30) This decision was in line with section 35 of the Act which stipulates that one of the disciplinary measures that may be undertaken against a child is expulsion, as long as that expulsion is undertaken in a manner that does not violate the rights of the child. It appears to us that the County Education Board had this in mind when it asked the 3rd respondent to reconsider its position and conditionally re-admit P at an appropriate time. The expulsion of a student is not of itself a bar to the student’s right to basic education. In the instant appeal, it is apparent that P was admitted to a different learning institution. This much was confirmed by the County Education Board when determining the question of settling P. From the 1st respondent’s account which was not denied by the appellant, it was the appellant’s choice not to attend the meeting that had been called by the 2nd respondent where P’s conditional re-admission was to be discussed. We find that in the circumstances of this case, the appellant cannot now claim P’s right of access to basic education was interfered with.

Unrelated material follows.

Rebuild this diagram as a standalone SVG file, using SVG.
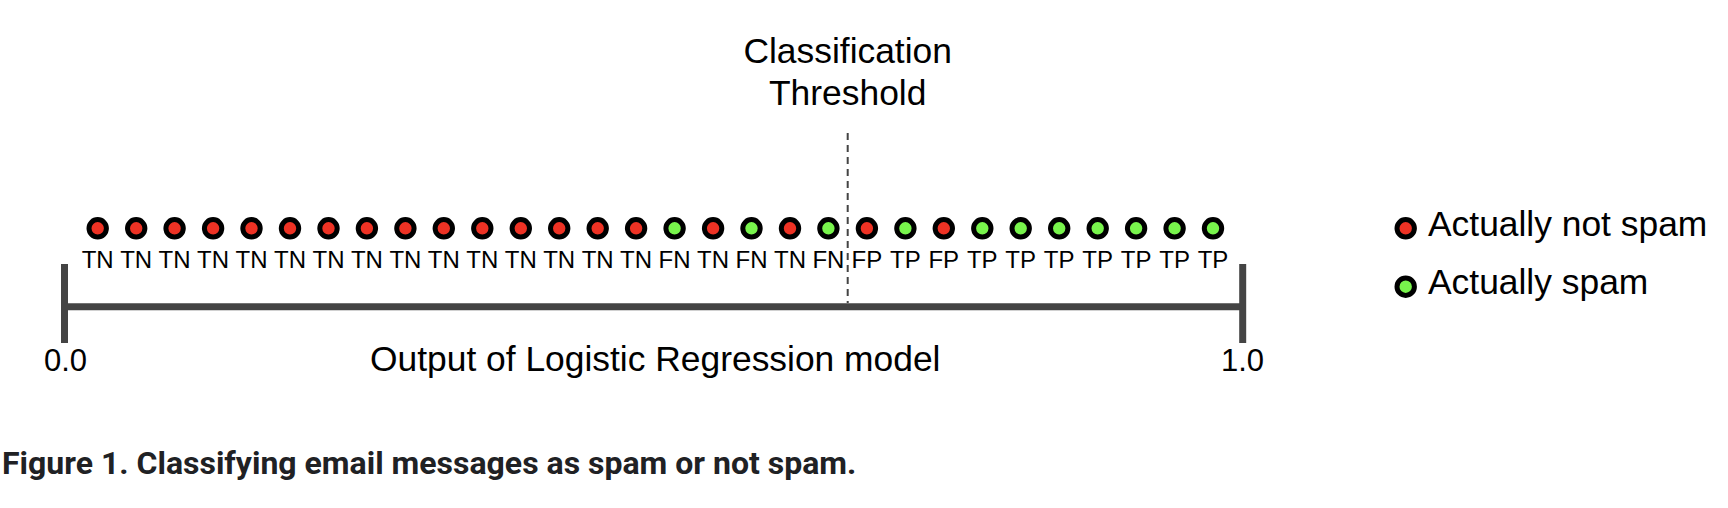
<svg xmlns="http://www.w3.org/2000/svg" width="1728" height="508" viewBox="0 0 1728 508">
<style>
.t{font-family:"Liberation Sans",Arial,sans-serif;fill:#000}
.lab{font-size:24px;text-anchor:middle}
.big{font-size:35.4px}
.num{font-size:31px}
.neg{fill:#EE3224;stroke:#000;stroke-width:5}
.pos{fill:#78F44C;stroke:#000;stroke-width:5}
.axis{stroke:#444;stroke-width:7;fill:none}
.cap{font-family:Roboto,"Liberation Sans",sans-serif;font-weight:bold;font-size:32px;fill:#202124}
</style>
<rect width="1728" height="508" fill="#fff"/>
<g id="connectors">
<line class="axis" x1="64.5" y1="306.7" x2="1242.7" y2="306.7"/>
<line class="axis" x1="64.5" y1="264" x2="64.5" y2="343"/>
<line class="axis" x1="1242.7" y1="264" x2="1242.7" y2="343"/>
<line x1="847.7" y1="133" x2="847.7" y2="303" stroke="#444" stroke-width="2" stroke-dasharray="7,5"/>
</g>
<g id="threshold"><text class="t big" text-anchor="middle" x="847.7" y="63">Classification</text><text class="t big" text-anchor="middle" x="847.7" y="105">Threshold</text></g>
<g id="p0"><circle class="neg" cx="97.7" cy="228.3" r="8.7"/><text class="t lab" x="97.7" y="268">TN</text></g>
<g id="p1"><circle class="neg" cx="136.2" cy="228.3" r="8.7"/><text class="t lab" x="136.2" y="268">TN</text></g>
<g id="p2"><circle class="neg" cx="174.6" cy="228.3" r="8.7"/><text class="t lab" x="174.6" y="268">TN</text></g>
<g id="p3"><circle class="neg" cx="213.1" cy="228.3" r="8.7"/><text class="t lab" x="213.1" y="268">TN</text></g>
<g id="p4"><circle class="neg" cx="251.5" cy="228.3" r="8.7"/><text class="t lab" x="251.5" y="268">TN</text></g>
<g id="p5"><circle class="neg" cx="290.0" cy="228.3" r="8.7"/><text class="t lab" x="290.0" y="268">TN</text></g>
<g id="p6"><circle class="neg" cx="328.5" cy="228.3" r="8.7"/><text class="t lab" x="328.5" y="268">TN</text></g>
<g id="p7"><circle class="neg" cx="366.9" cy="228.3" r="8.7"/><text class="t lab" x="366.9" y="268">TN</text></g>
<g id="p8"><circle class="neg" cx="405.4" cy="228.3" r="8.7"/><text class="t lab" x="405.4" y="268">TN</text></g>
<g id="p9"><circle class="neg" cx="443.8" cy="228.3" r="8.7"/><text class="t lab" x="443.8" y="268">TN</text></g>
<g id="p10"><circle class="neg" cx="482.3" cy="228.3" r="8.7"/><text class="t lab" x="482.3" y="268">TN</text></g>
<g id="p11"><circle class="neg" cx="520.8" cy="228.3" r="8.7"/><text class="t lab" x="520.8" y="268">TN</text></g>
<g id="p12"><circle class="neg" cx="559.2" cy="228.3" r="8.7"/><text class="t lab" x="559.2" y="268">TN</text></g>
<g id="p13"><circle class="neg" cx="597.7" cy="228.3" r="8.7"/><text class="t lab" x="597.7" y="268">TN</text></g>
<g id="p14"><circle class="neg" cx="636.1" cy="228.3" r="8.7"/><text class="t lab" x="636.1" y="268">TN</text></g>
<g id="p15"><circle class="pos" cx="674.6" cy="228.3" r="8.7"/><text class="t lab" x="674.6" y="268">FN</text></g>
<g id="p16"><circle class="neg" cx="713.1" cy="228.3" r="8.7"/><text class="t lab" x="713.1" y="268">TN</text></g>
<g id="p17"><circle class="pos" cx="751.5" cy="228.3" r="8.7"/><text class="t lab" x="751.5" y="268">FN</text></g>
<g id="p18"><circle class="neg" cx="790.0" cy="228.3" r="8.7"/><text class="t lab" x="790.0" y="268">TN</text></g>
<g id="p19"><circle class="pos" cx="828.4" cy="228.3" r="8.7"/><text class="t lab" x="828.4" y="268">FN</text></g>
<g id="p20"><circle class="neg" cx="866.9" cy="228.3" r="8.7"/><text class="t lab" x="866.9" y="268">FP</text></g>
<g id="p21"><circle class="pos" cx="905.4" cy="228.3" r="8.7"/><text class="t lab" x="905.4" y="268">TP</text></g>
<g id="p22"><circle class="neg" cx="943.8" cy="228.3" r="8.7"/><text class="t lab" x="943.8" y="268">FP</text></g>
<g id="p23"><circle class="pos" cx="982.3" cy="228.3" r="8.7"/><text class="t lab" x="982.3" y="268">TP</text></g>
<g id="p24"><circle class="pos" cx="1020.7" cy="228.3" r="8.7"/><text class="t lab" x="1020.7" y="268">TP</text></g>
<g id="p25"><circle class="pos" cx="1059.2" cy="228.3" r="8.7"/><text class="t lab" x="1059.2" y="268">TP</text></g>
<g id="p26"><circle class="pos" cx="1097.7" cy="228.3" r="8.7"/><text class="t lab" x="1097.7" y="268">TP</text></g>
<g id="p27"><circle class="pos" cx="1136.1" cy="228.3" r="8.7"/><text class="t lab" x="1136.1" y="268">TP</text></g>
<g id="p28"><circle class="pos" cx="1174.6" cy="228.3" r="8.7"/><text class="t lab" x="1174.6" y="268">TP</text></g>
<g id="p29"><circle class="pos" cx="1213.0" cy="228.3" r="8.7"/><text class="t lab" x="1213.0" y="268">TP</text></g>
<g id="axis-labels">
<text class="t num" x="44" y="371">0.0</text>
<text class="t num" x="1221" y="371">1.0</text>
<text class="t big" x="370" y="371">Output of Logistic Regression model</text>
</g>
<g id="legend-neg"><circle class="neg" cx="1405.7" cy="228.3" r="8.7"/><text class="t big" x="1428" y="236">Actually not spam</text></g>
<g id="legend-pos"><circle class="pos" cx="1405.7" cy="286.7" r="8.7"/><text class="t big" x="1428" y="294">Actually spam</text></g>
<g id="caption"><text class="cap" x="2" y="474">Figure 1. Classifying email messages as spam or not spam.</text></g>
</svg>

31) In the end, on my re-evaluation of the evidence, I find that the appellant’s petition lacked merit and was properly dismissed. Accordingly, I find no merit in this appeal and would dismiss it with an order that each party bears his/its own costs. It is so ordered.
Dated and delivered at Kisumu this 30th day of December, 2019
JUDGE OF APPEAL
I certify that this is a true copy of the original.
JUDGMENT OF H. OKWENGU, JA.
I have read the draft Judgment of my sister Mohammed, JA. The facts relating to this appeal are well captured in the Judgment. I fully concur with the reasoning of my sister Judge. The Learned Judge of the High Court properly considered the issues and came to the correct decision. In the circumstances, the orders of the Court shall be as proposed by Mohammed, JA.
This Judgment has been delivered in accordance with Rule 32(3) of the Court of Appeal Rules Githinji, JA having ceased to hold office by virtue of retirement from service.
Dated and delivered at Kisumu this 30th day of December, 2019.
JUDGE OF APPEAL
I certify that this is a true copy of the original.